A variational quantum algorithm by Bayesian Inference with von Mises-Fisher distribution

TL;DR

This paper introduces a novel variational quantum algorithm that uses Bayesian inference with von Mises-Fisher distribution to efficiently identify ground states of Hamiltonians, addressing measurement challenges in quantum eigensolvers.

Contribution

It proposes a new quantum algorithm combining Bayesian inference and von Mises-Fisher distribution, demonstrating its effectiveness in ground state identification for random Hamiltonians.

Findings

Successfully identifies ground states with high probability

Demonstrates the potential of von Mises-Fisher distribution in quantum algorithms

Provides a theoretical foundation for future quantum information applications

Abstract

The variational quantum eigensolver algorithm has gained attentions due to its capability of locating the ground state and ground energy of a Hamiltonian, which is a fundamental task in many physical and chemical problems. Although it has demonstrated promising results, the use of various types of measurements remains a significant obstacle. Recently, a quantum phase estimation algorithm inspired measurement scheme has been proposed to overcome this issue by introducing an additional ancilla system that is coupled to the primary system.
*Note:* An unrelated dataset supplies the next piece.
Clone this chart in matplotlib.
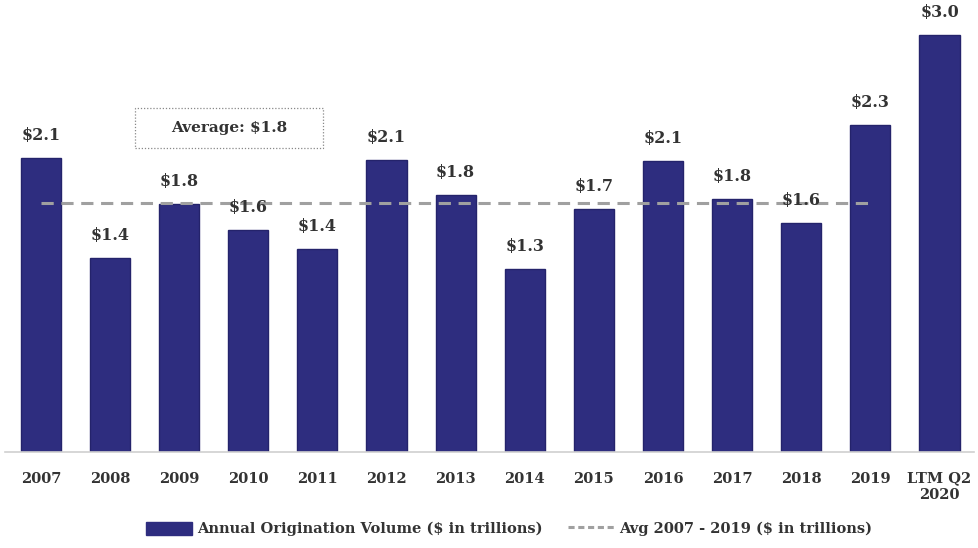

Based on this measurement scheme, we present a novel approach that employs Bayesian inference principles together with von Mises-Fisher distribution and theoretically demonstrates the new algorithm's capability in identifying the ground state with certain for various random Hamiltonian matrices. This also opens a new way for exploring the von Mises-Fisher distribution potential in other quantum information science problems.